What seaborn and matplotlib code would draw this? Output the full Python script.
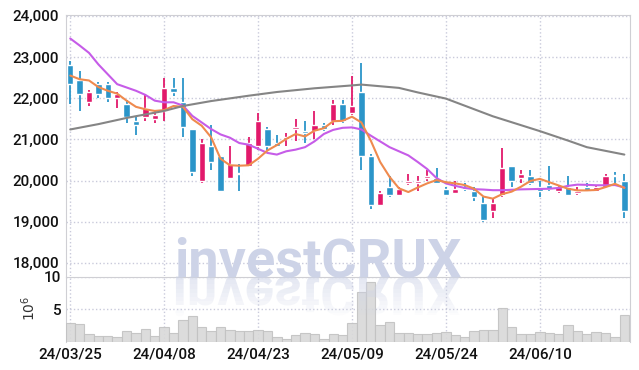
import numpy as np
import pandas as pd
import seaborn as sns
import matplotlib.pyplot as plt
from matplotlib.textpath import TextPath
from matplotlib.patches import PathPatch, Rectangle
from matplotlib.font_manager import FontProperties
from matplotlib.transforms import Affine2D, IdentityTransform
import warnings
warnings.filterwarnings('ignore')

# trading days (yy/mm/dd)
dates = ['24/03/25', '24/03/26', '24/03/27', '24/03/28', '24/03/29', '24/04/01', '24/04/02', '24/04/03',
         '24/04/04', '24/04/05', '24/04/08', '24/04/09', '24/04/11', '24/04/12', '24/04/15', '24/04/16',
         '24/04/17', '24/04/18', '24/04/19', '24/04/22', '24/04/23', '24/04/24', '24/04/25', '24/04/26',
         '24/04/29', '24/04/30', '24/05/02', '24/05/03', '24/05/07', '24/05/08', '24/05/09', '24/05/10',
         '24/05/13', '24/05/14', '24/05/16', '24/05/17', '24/05/20', '24/05/21', '24/05/22', '24/05/23',
         '24/05/24', '24/05/27', '24/05/28', '24/05/29', '24/05/30', '24/05/31', '24/06/03', '24/06/04',
         '24/06/05', '24/06/07', '24/06/10', '24/06/11', '24/06/12', '24/06/13', '24/06/14', '24/06/17',
         '24/06/18', '24/06/19', '24/06/20', '24/06/21']

open_ = [22800, 22450, 21900, 22350, 22350, 22000, 21850, 21450, 21550, 21500,
         21700, 22250, 21900, 21250, 20000, 20850, 20600, 20050, 20150, 20350,
         20850, 21250, 20900, 21000, 21250, 21200, 21200, 21350, 21450, 21850,
         21650, 22150, 20600, 19400, 19850, 19650, 19950, 19950, 20050, 20050,
         19800, 19700, 19850, 19750, 19450, 19250, 19650, 20350, 20050, 20100,
         19850, 19900, 19750, 19850, 19700, 19850, 19750, 19850, 20100, 20000]
high = [22900, 22650, 22200, 22400, 22400, 22150, 21950, 21550, 22100, 21700,
        22500, 22500, 22500, 21250, 21000, 21350, 20600, 20850, 20400, 21050,
        21650, 21300, 21100, 21150, 21500, 21450, 21700, 21400, 21950, 21950,
        22550, 22850, 20650, 19750, 20100, 19850, 20150, 20100, 20250, 20300,
        19850, 20000, 19950, 19850, 19600, 19550, 20800, 20350, 20250, 20250,
        20000, 20350, 19900, 20100, 19850, 19950, 19900, 20150, 20200, 20150]
low = [21850, 21700, 21800, 22000, 21900, 21750, 21400, 21100, 21450, 21400,
       21450, 22050, 21050, 20100, 19950, 20250, 19750, 20050, 19750, 20350,
       20750, 20750, 20850, 20850, 20950, 20900, 21000, 21200, 21350, 21400,
       21600, 20250, 19300, 19400, 19600, 19650, 19900, 19750, 20000, 19950,
       19650, 19700, 19750, 19500, 19000, 19100, 19600, 19850, 19950, 19900,
       19600, 19750, 19700, 19650, 19650, 19750, 19750, 19850, 19950, 19100]
close = [22350, 22100, 22150, 22100, 22000, 22100, 21550, 21350, 21750, 21600,
         22250, 22150, 21300, 20200, 20900, 20450, 19750, 20400, 20150, 20900,
         21450, 20850, 20850, 21050, 21300, 21150, 21350, 21250, 21850, 21450,
         21800, 20600, 19400, 19700, 19650, 19800, 20000, 20000, 20100, 19950,
         19650, 19800, 19800, 19600, 19050, 19450, 20300, 20000, 20150, 19950,
         19750, 19800, 19850, 19650, 19750, 19750, 19850, 20100, 20100, 19250]

# moving averages as drawn on the chart
ma_short = [22550, 22460, 22430, 22270, 22180, 22110, 21940, 21790, 21730, 21690,
            21710, 21810, 21790, 21490, 21330, 21050, 20530, 20370, 20360, 20370,
            20530, 20730, 20860, 21010, 21130, 21070, 21210, 21270, 21440, 21450,
            21550, 21410, 20970, 20450, 20090, 19810, 19720, 19830, 19930, 20010,
            19960, 19930, 19890, 19800, 19610, 19560, 19670, 19730, 19850, 19990,
            20040, 19960, 19880, 19800, 19760, 19760, 19770, 19840, 19920, 19820]
ma_mid = [23450, 23280, 23100, 22820, 22580, 22340, 22260, 22180, 22080, 21940,
          21900, 21900, 21820, 21570, 21410, 21250, 21120, 21040, 20910, 20870,
          20770, 20670, 20630, 20710, 20750, 20810, 20950, 21130, 21230, 21280,
          21290, 21240, 21090, 20950, 20810, 20710, 20610, 20450, 20280, 20060,
          19930, 19870, 19820, 19790, 19780, 19765, 19765, 19775, 19785, 19790,
          19795, 19800, 19820, 19870, 19900, 19895, 19885, 19885, 19890, 19830]
ma_long_idx = [0, 3, 6, 10, 12, 15, 19, 22, 26, 30, 31, 35, 37, 40, 45, 50, 53, 55, 59]
ma_long = [21240, 21370, 21520, 21690, 21810, 21930, 22060, 22150, 22240, 22310,
           22330, 22250, 22140, 21990, 21560, 21200, 20970, 20810, 20630]

# volume in millions
volume = [2.87, 2.72, 1.18, 0.97, 0.97, 0.82, 1.74, 1.33, 1.95, 0.87,
          2.26, 1.38, 3.33, 3.95, 2.26, 1.66, 2.26, 1.85, 1.69, 1.69,
          1.79, 1.64, 0.72, 0.51, 1.03, 1.33, 1.18, 0.51, 1.18, 1.03,
          2.87, 7.64, 9.18, 2.56, 3.03, 1.33, 1.33, 1.23, 1.23, 1.33,
          1.49, 1.13, 0.82, 1.69, 1.79, 1.79, 5.18, 2.26, 1.18, 1.23,
          1.49, 1.33, 1.23, 2.56, 1.69, 1.18, 1.49, 1.38, 0.82, 4.15]

price_ticks = [18000, 19000, 20000, 21000, 22000, 23000, 24000]
date_ticks = [0, 10, 20, 30, 40, 50]

df = pd.DataFrame({'date': dates, 'open': open_, 'high': high, 'low': low,
                   'close': close, 'ma5': ma_short, 'ma20': ma_mid, 'volume': volume})
df['x'] = np.arange(len(df))
df['up'] = df.close > df.open

sns.set_style('white')
plt.rcParams['font.family'] = ['Roboto', 'DejaVu Sans']

RED = '#e2196b'
BLUE = '#2b95c9'
GRID = '#c9cadb'
SPINE = '#cfcfd4'

fig = plt.figure(figsize=(6.39, 3.70), dpi=100)
ax = fig.add_axes([0.1033, 0.2540, 0.8826, 0.7054])
axv = fig.add_axes([0.1033, 0.0757, 0.8826, 0.1757], sharex=ax)

# watermark
wm_color = '#cdd3e7'
wm_x, wm_y = 0.497, 0.253
fig.text(wm_x, wm_y, 'investCRUX', fontsize=39, fontweight='bold', color=wm_color,
         ha='center', va='baseline', zorder=0, family='Roboto')

# mirrored watermark under the separator line, fading out
fp = FontProperties(family='Roboto', weight='bold', size=39)
tp = TextPath((0, 0), 'investCRUX', prop=fp)
ext = tp.get_extents()
k = fig.dpi / 72.0
x0 = wm_x * fig.bbox.width - (ext.x0 + ext.width / 2) * k
y0 = wm_y * fig.bbox.height
n_bands = 10
band_h = ext.height * k / n_bands
for j in range(n_bands):
    refl = PathPatch(tp, transform=Affine2D().scale(k, -k).translate(x0, y0),
                     facecolor=wm_color, edgecolor='none', alpha=0.55 * (1 - j / n_bands), zorder=0)
    clip = Rectangle((0, y0 - band_h * (j + 1)), fig.bbox.width, band_h, transform=IdentityTransform())
    refl.set_clip_path(clip)
    fig.patches.append(refl)

# candles
colors = [RED if u else BLUE for u in df.up]
ax.vlines(df.x, df.low, df.high, colors=colors, linewidth=1.3, zorder=3)
body_bottom = np.minimum(df.open, df.close)
body_height = np.maximum(np.abs(df.close - df.open), 25)
ax.bar(df.x, body_height, bottom=body_bottom, width=0.68, color=colors, zorder=4)

# moving averages
sns.lineplot(x='x', y='ma20', data=df, ax=ax, color='#c65ce8', linewidth=1.5, zorder=5)
sns.lineplot(x='x', y='ma5', data=df, ax=ax, color='#ef8a4e', linewidth=1.5, zorder=5)
sns.lineplot(x=ma_long_idx, y=ma_long, ax=ax, color='#858585', linewidth=1.5, zorder=5)

ax.set_ylim(17680, 24020)
ax.set_yticks(price_ticks)
ax.set_yticklabels([f'{p:,}' for p in price_ticks], fontweight='medium')
ax.set_xlim(-0.45, 59.6)
ax.set_xticks(date_ticks)
ax.tick_params(axis='x', labelbottom=False, length=0)
ax.tick_params(axis='y', length=0, labelsize=11, colors='#111111', pad=5)
ax.grid(True, color=GRID, linestyle=':', linewidth=1.0)
ax.set_xlabel('')
ax.set_ylabel('')
for s in ['left', 'right', 'top']:
    ax.spines[s].set_color(SPINE)
ax.spines['bottom'].set_visible(False)
ax.patch.set_alpha(0)

# volume
axv.bar(df.x, df.volume, width=1.0, color='#d9d9d9', edgecolor='#c2c2c2', linewidth=0.8, alpha=0.9, zorder=3)
axv.set_ylim(0, 10)
axv.set_yticks([5, 10])
axv.set_yticklabels(['5', '10'], fontweight='medium')
axv.set_xticks(date_ticks)
axv.set_xticklabels([dates[i] for i in date_ticks], fontweight='medium')
axv.tick_params(axis='both', length=0, labelsize=11, colors='#111111')
axv.tick_params(axis='x', pad=4)
axv.grid(True, color=GRID, linestyle=':', linewidth=1.0)
axv.set_ylabel('10$^6$', fontsize=10, color='#333333', family='DejaVu Sans')
axv.yaxis.set_label_coords(-0.05, 0.52)
for s in ['left', 'right', 'top']:
    axv.spines[s].set_color(SPINE)
axv.spines['bottom'].set_visible(False)
axv.patch.set_alpha(0)

fig.savefig('out.png', dpi=100)
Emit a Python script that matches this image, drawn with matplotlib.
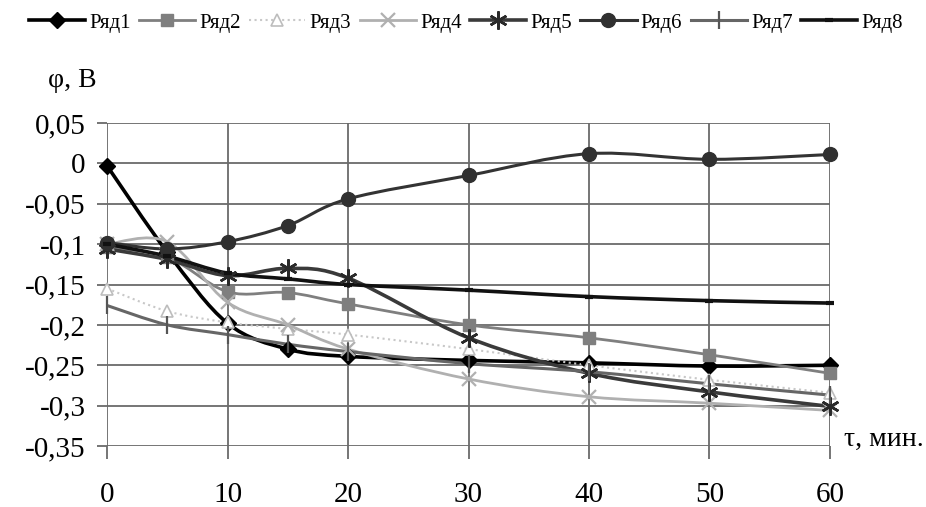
import numpy as np
import matplotlib
matplotlib.use('agg')
import matplotlib.pyplot as plt
from matplotlib.path import Path
from matplotlib.patches import PathPatch
from matplotlib.lines import Line2D
from matplotlib.ticker import FuncFormatter

plt.rcParams['font.family'] = ['Liberation Serif', 'DejaVu Serif']

# time, min
t = [0, 5, 10, 15, 20, 30, 40, 50, 60]

names = ['Ряд1', 'Ряд2', 'Ряд3', 'Ряд4', 'Ряд5', 'Ряд6', 'Ряд7', 'Ряд8']

r1 = [-0.003, -0.110, -0.198, -0.230, -0.239, -0.244, -0.247, -0.251, -0.250]
r2 = [-0.104, -0.116, -0.159, -0.160, -0.174, -0.200, -0.216, -0.237, -0.260]
r3 = [-0.155, -0.183, -0.197, -0.205, -0.212, -0.230, -0.250, -0.268, -0.284]
r4 = [-0.100, -0.097, -0.172, -0.200, -0.230, -0.267, -0.289, -0.297, -0.306]
r5 = [-0.106, -0.119, -0.139, -0.130, -0.142, -0.216, -0.260, -0.283, -0.301]
r6 = [-0.098, -0.106, -0.097, -0.077, -0.044, -0.015, 0.012, 0.005, 0.011]
r7 = [-0.176, -0.200, -0.212, -0.224, -0.233, -0.248, -0.258, -0.273, -0.287]
r8 = [-0.100, -0.115, -0.136, -0.143, -0.150, -0.157, -0.165, -0.170, -0.173]

series = [r1, r2, r3, r4, r5, r6, r7, r8]

# (line color, line width, line style, marker, marker size, marker face, marker edge, marker edge width)
styles = [
    ('#000000', 2.6, '-', 'D', 8, '#000000', '#000000', 1.0),
    ('#7f7f7f', 2.0, '-', 's', 9, '#7f7f7f', '#7f7f7f', 1.0),
    ('#c8c8c8', 1.5, ':', '^', 9, 'white', '#bdbdbd', 1.2),
    ('#b0b0b0', 2.0, '-', 'x', 10, 'none', '#b0b0b0', 1.6),
    ('#3a3a3a', 2.6, '-', (6, 2, 0), 13, 'none', '#2a2a2a', 1.8),
    ('#333333', 2.2, '-', 'o', 10, '#303030', '#303030', 1.0),
    ('#666666', 2.2, '-', '|', 13, 'none', '#555555', 1.6),
    ('#111111', 2.6, '-', '_', 6, 'none', '#111111', 3.0),
]


def smooth_path(x, y):
    # Excel-like smoothed line built from cubic bezier segments
    pts = np.column_stack([x, y]).astype(float)
    n = len(pts)
    verts = [pts[0]]
    codes = [Path.MOVETO]
    for i in range(n - 1):
        p0 = pts[i - 1] if i > 0 else pts[i]
        p1 = pts[i]
        p2 = pts[i + 1]
        p3 = pts[i + 2] if i + 2 < n else pts[i + 1]
        c1 = p1 + (p2 - p0) / 6.0
        c2 = p2 - (p3 - p1) / 6.0
        verts += [c1, c2, p2]
        codes += [Path.CURVE4] * 3
    return Path(verts, codes)


def plot_chart():
    fig = plt.figure(figsize=(9.26, 5.07), dpi=100)
    ax = fig.add_axes([0.1156, 0.1203, 0.7807, 0.6371])

    ax.set_xlim(0, 60)
    ax.set_ylim(-0.35, 0.05)
    ax.set_xticks(np.arange(0, 61, 10))
    ax.set_yticks(np.arange(-0.35, 0.051, 0.05))
    ax.yaxis.set_major_formatter(FuncFormatter(
        lambda v, p: ('%g' % round(v, 2)).replace('.', ',') if abs(v) > 1e-9 else '0'))

    for s in ax.spines.values():
        s.set_visible(False)
    ax.grid(True, color='#6a6a6a', linewidth=1.3)
    ax.set_axisbelow(True)
    ax.tick_params(axis='x', length=9, width=1.3, color='#6a6a6a', pad=17, labelsize=21)
    ax.tick_params(axis='y', length=7.5, width=1.3, color='#6a6a6a', pad=8, labelsize=21)

    handles = []
    for y, nm, st in zip(series, names, styles):
        lc, lw, ls, mk, ms, mf, me, mew = st
        patch = PathPatch(smooth_path(t, y), facecolor='none', edgecolor=lc,
                          linewidth=lw, linestyle=ls, zorder=3)
        ax.add_patch(patch)
        ax.plot(t, y, linestyle='none', marker=mk, markersize=ms,
                markerfacecolor=mf, markeredgecolor=me, markeredgewidth=mew,
                zorder=4, clip_on=False)
        handles.append(Line2D([], [], color=lc, linewidth=lw, linestyle=ls,
                              marker=mk, markersize=ms, markerfacecolor=mf,
                              markeredgecolor=me, markeredgewidth=mew))

    fig.legend(handles, names, loc='center', bbox_to_anchor=(0.503, 0.955),
               ncol=8, frameon=False, fontsize=15, handlelength=2.7,
               handletextpad=0.2, columnspacing=0.4, borderaxespad=0)

    fig.text(0.052, 0.842, 'φ, В', fontsize=20, ha='left', va='center')
    fig.text(0.911, 0.133, 'τ, мин.', fontsize=20, ha='left', va='center')

    plt.savefig('out.png', dpi=100)


if __name__ == "__main__":
    plot_chart()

= = = = =

Task: The lines to reproduce run from the one above containing "Emit a Python" through the one containing "['Ряд1', 'Ряд2', 'Ряд3', 'Ряд4', 'Ряд5', 'Ряд6', 'Ряд7', 'Ряд8']". Copy them exactly and leave out all pictures.

Solution to the exercise:
Emit a Python script that matches this image, drawn with matplotlib.
import numpy as np
import matplotlib
matplotlib.use('agg')
import matplotlib.pyplot as plt
from matplotlib.path import Path
from matplotlib.patches import PathPatch
from matplotlib.lines import Line2D
from matplotlib.ticker import FuncFormatter

plt.rcParams['font.family'] = ['Liberation Serif', 'DejaVu Serif']

# time, min
t = [0, 5, 10, 15, 20, 30, 40, 50, 60]

names = ['Ряд1', 'Ряд2', 'Ряд3', 'Ряд4', 'Ряд5', 'Ряд6', 'Ряд7', 'Ряд8']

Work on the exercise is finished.